If this is not true, manually split the operation up into two parts, one that depends on bits \(0\) through \(i\) and another that depends on bits \(i+1\) through \(n\).

  1. Figure out what part is local (output at bit \(i\) only depends on bit \(i\) of the inputs).

  1. Obtain an expression for the final result at bit \(i\) using the template

if, the non-local component is X
  then, the final result is something other than the local result, to be determined
  otherwise, the final result is the local result
  1. Find an operation that answers the question “is the non-local component X”?

Define this operation as an if-statement, or series of nested if-statements.

  1. Repeat steps 1 through 5 for this new operation if the formula has any non-local terms that are not itself.

For example, the following formula would not need more work, since it’s only written in terms of itself and local aspects:

\(f_i\) = if \(s_i\) then \(g_i\) else \(f_{i-1}\), where \(s_i\) and \(g_i\) are local.

While the following formula would need to be broken apart:

\(f_i\) = if \(s_i\) then \(g_i\) else \(f_{i-1}\), where \(g_i\) is non-local.

  1. Use if-statement association rules to associate this operation.

This is explained more in the binary addition theory section.

Binary addition

Theory (skip if this is your first read?)

Just addition

Let us define the operands of addition as the digit-vectors \(a\), \(b\), and the result as the digit-vector \(s\).

The local component of addition at digit \(i\) is

\(s_i^L = a_i \oplus b_i = p_i\)

The non-local component of addition at digit \(i\) can be expressed as

\(s^{nL}_i = c_i\)

Where \(c\) stands for “carry”.

The final result of addition is \(s_i = s^{nL}_i ?\; \overline{s}^L_i : s^L_i\), or in other words \(c_i ?\; \overline{p}_i : p_i\)

If there’s no carry, keep the local component. If there’s a carry, negate the local component, since negating is the same thing as adding 1.

Carry-generation (non-local aspect of addition)

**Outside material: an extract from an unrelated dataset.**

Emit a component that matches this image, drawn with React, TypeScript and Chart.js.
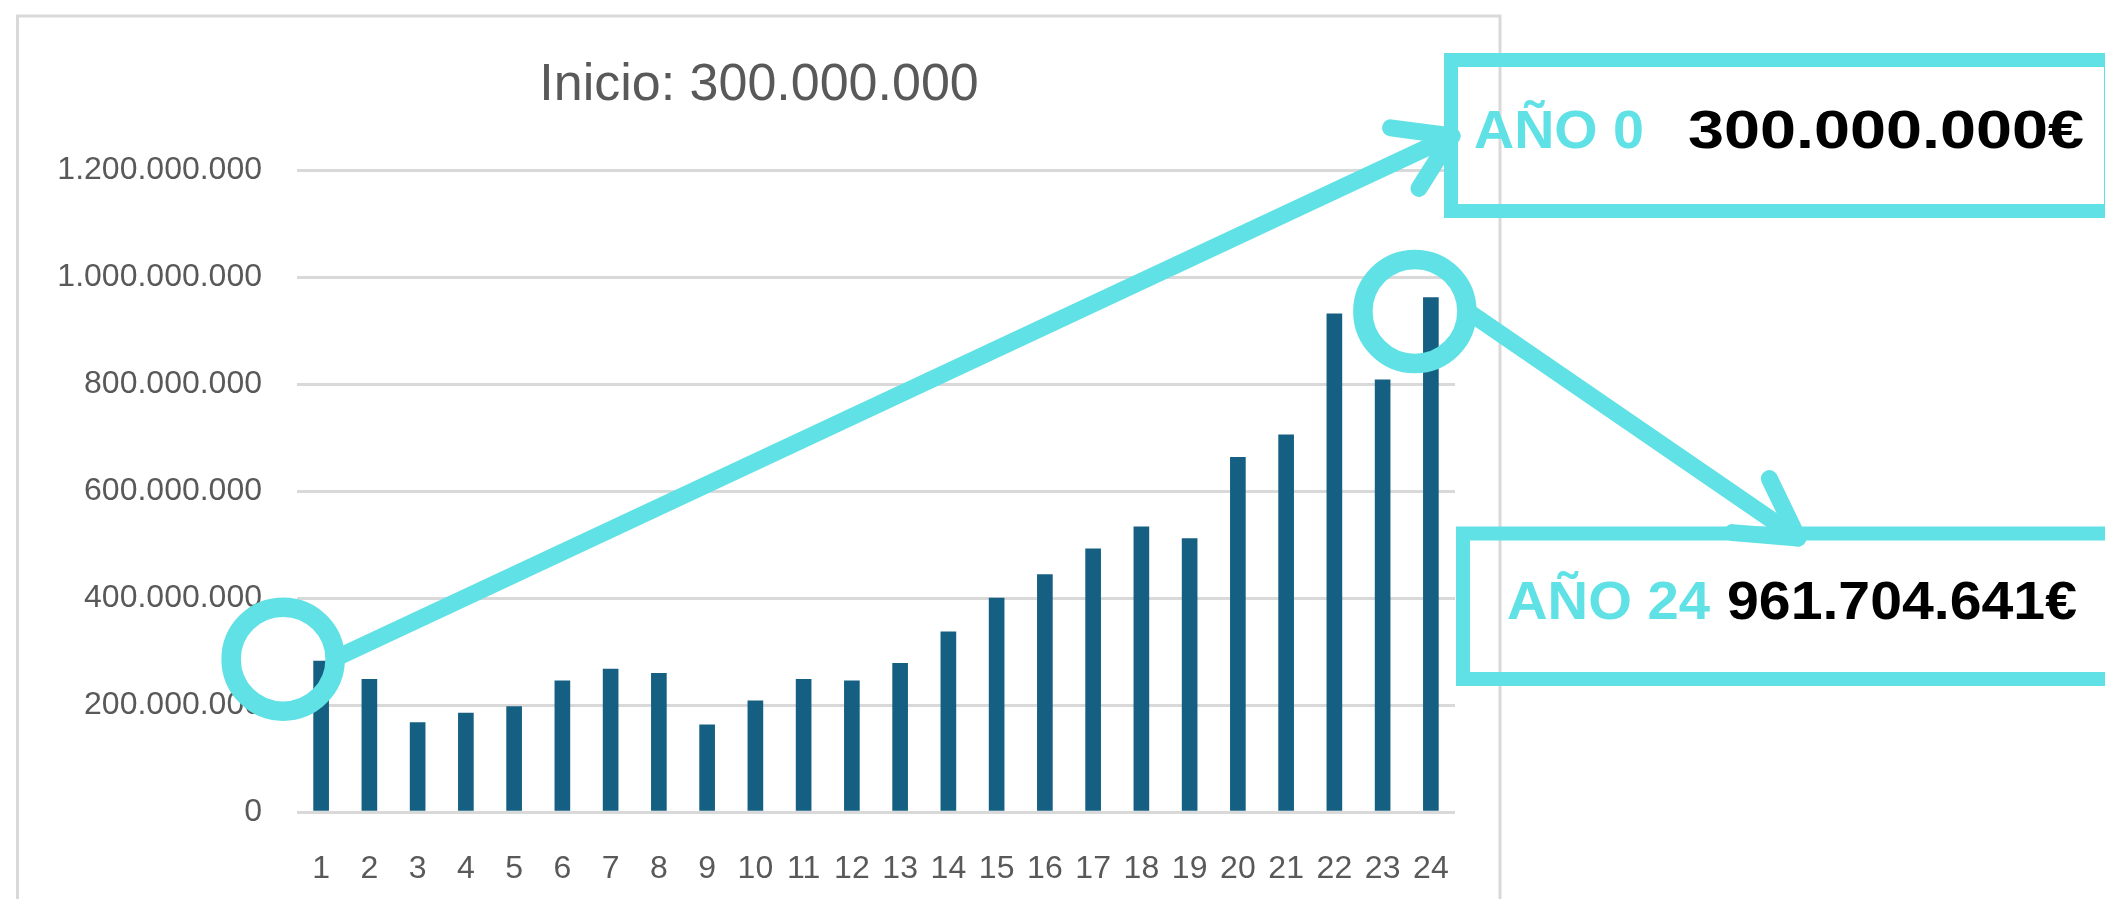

Let us define the operands of carry-generation as the digit-vectors \(a\), \(b\), and the result as the digit-vector \(c\).

There is no local component of the carry, it only depends on previous digits.

The non-local component of addition at digit \(i\) in plain English is:

If the previous pair of digits adds up to 0 (that is, \(\overline{a\oplus b}\)), there is a carry out of them if both of the digits are 1.

Otherwise, the pair of digits adds up to 1. Then, the carry coming out of them is the same as the carry going into them. Whether or not they overflow depends on whether or not the previous pair of digits also overflowed.

\(c_i = \overline{p}_{i-1} ?\; g_{i-1} : c_{i-1}\)

Where \(p_i = a_i \oplus b_i\) from before, while \(g_i = a_i \wedge b_i\).

Since only \(c_0\) is known a priori, all \(c_i\) must be expressed in terms of it.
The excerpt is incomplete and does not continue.